Das Flutlicht flammt für die zweite Halbzeit auf. Jens (Sport-Magazin) hat eine dicke Chance, aber kein rechtes Bein. Wenn man es recht betrachtet, hat eigentlich keiner ein rechtes Bein. Für Leute, die kein rechtes Bein haben, laufen sie aber doch recht flott. Sartorius hat sich so in die Tarnung seines Talents verbissen, daß er sie überhaupt nicht mehr aufgibt. Und mittendrin in kaltblütige Presse-Kombinationen knallt das 2:0, ein Bilderbuchtor. Die Männer von den Zeitungen raufen sich die Brust und zerreißen sich die Haare. Die Stadträte kombinieren wie die Alten. Etwas ganz ungewöhnliches geschieht: ein Stadtrat hält den Kopf hin. Wann hat‘s das schon gegeben?

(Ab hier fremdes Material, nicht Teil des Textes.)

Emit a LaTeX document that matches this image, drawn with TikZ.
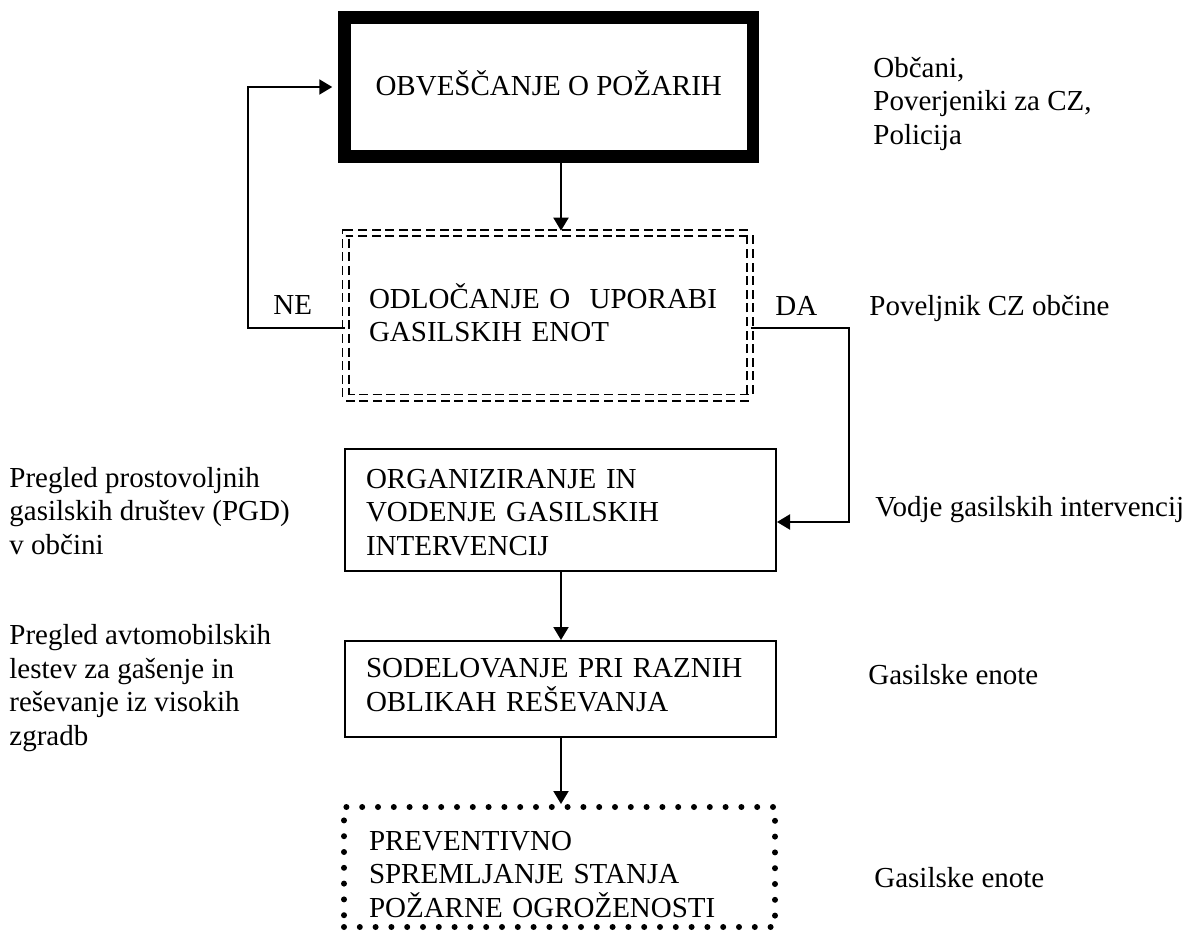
\documentclass[tikz,border=0pt]{standalone}
\usepackage{fontspec}
\setmainfont{Liberation Serif}
\usetikzlibrary{arrows.meta,calc}
\begin{document}
\begin{tikzpicture}[x=0.5pt,y=-0.5pt,
  every node/.style={font=\fontsize{14.5pt}{16.75pt}\selectfont},
  thickbox/.style={draw, line width=6.25pt, minimum width=204.25pt, minimum height=69.5pt, inner sep=0pt, align=center, text height=8pt, text depth=0pt},
  dashbox/.style={draw, double, line width=0.9pt, double distance=2.2pt, dash pattern=on 4.5pt off 2.3pt, minimum width=202.25pt, minimum height=82.25pt, inner xsep=11.75pt, inner ysep=0pt, text width=178.75pt, align=left, text height=9.5pt, text depth=16.75pt},
  plainbox/.style={draw, line width=1pt, minimum width=215.5pt, inner xsep=10.5pt, inner ysep=0pt, text width=194.5pt, align=left},
  dotbox/.style={draw, line width=3pt, dash pattern=on 0pt off 7.9pt, line cap=round, minimum width=215.5pt, minimum height=60pt, inner xsep=12.5pt, inner ysep=0pt, text width=190.5pt, align=left, text height=16.5pt, text depth=33.5pt},
  lbl/.style={anchor=base west, align=left, inner sep=0pt},
  arr/.style={-{Triangle[length=6.5pt,width=7.5pt]}, line width=1pt}
]
\useasboundingbox (0,0) rectangle (1196,933);

% boxes
\node[thickbox] (top) at (548.75,87) {OBVEŠČANJE O POŽARIH};
\node[dashbox] (dec) at (547.75,315.25) {ODLOČANJE O\ \ UPORABI\\GASILSKIH ENOT};
\node[plainbox, minimum height=61pt, text height=11.5pt, text depth=33.5pt] (org) at (560.5,510) {ORGANIZIRANJE IN\\VODENJE GASILSKIH\\INTERVENCIJ};
\node[plainbox, minimum height=48pt, text height=5.25pt, text depth=16.75pt] (sod) at (560.5,689) {SODELOVANJE PRI RAZNIH\\OBLIKAH REŠEVANJA};
\node[dotbox] (prev) at (559.5,867) {PREVENTIVNO\\SPREMLJANJE STANJA\\POŽARNE OGROŽENOSTI};

% labels (anchor = baseline of last line)
\node[lbl] (ne) at (273,314) {NE};
\node[lbl] (da) at (775,315) {DA};
\node[lbl] (obc) at (873,144) {Občani,\\Poverjeniki za CZ,\\Policija};
\node[lbl] (pov) at (869,315) {Poveljnik CZ občine};
\node[lbl] (vod) at (875,516) {Vodje gasilskih intervencij};
\node[lbl] (gas1) at (868,684) {Gasilske enote};
\node[lbl] (gas2) at (874,887) {Gasilske enote};
\node[lbl] (pgd) at (9,554) {Pregled prostovoljnih\\gasilskih društev (PGD)\\v občini};
\node[lbl] (avt) at (9,745) {Pregled avtomobilskih\\lestev za gašenje in\\reševanje iz visokih\\zgradb};

% helper coordinates
\coordinate (ax) at (561,0);
\coordinate (nex) at (248,0);
\coordinate (dv) at (849,0);
\coordinate (yl) at (0,328);
\coordinate (yd) at (0,522);

% connectors
\draw[arr, shorten >=0.7pt] (top.south -| ax) -- (dec.north -| ax);
\draw[arr, shorten >=3pt] (dec.west |- yl) -- (nex |- yl) -- (nex |- top.west) -- (top.west);
\draw[arr] (dec.east |- yl) -- (dv |- yl) -- (dv |- yd) -- (org.east |- yd);
\draw[arr] (org.south -| ax) -- (sod.north -| ax);
\draw[arr] (sod.south -| ax) -- (prev.north -| ax);
\end{tikzpicture}
\end{document}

Neues Spielsystem erfunden

Die Presse bläst zum Endspurt. Er kommt. Die Stadträte schießen das 3:0. Ein Ausflug von Torwart Schäfer nach Radi-Art bringt keinen Treffer ein, aber endlich fällt das 3:1 durch einen unhaltbaren Schuß ins linke obere Lattenkreuz. Ein Alleingang von Stanjek (Rundfunk) bringt das 3:2. Und dann pfeifft Morlock ab: Nürnbergs Stadträte haben gesiegt.

Das Spiel der Presse - nehmt alles nur in allem - war einem Fußballspiel nicht unähnlich. Immerhin scheint ein neues Spielsystem erfunden worden zu sein, das vielleicht Trainer Herrera gefallen würde: man spielte 5-5-0, und man hätte ein Unentschieden in der Tasche gehabt, hätte der Gegner keine Tore geschossen. Dieser kleine Schönheitsfehler ist um so mehr zu verschmerzen, da der Reinerlös des Spiels alten Menschen in Heimen zugute kommt.

Herbert Lehner vom Bayerischen Rundfunk, Conférencier während der männermordenden Begegnung, sagte: "Die Intelligenz hat noch nie gut Fußballspielen können." Ein Trostpflaster für den Verlierer: denn immerhin hat der Stadtrat gut gespielt.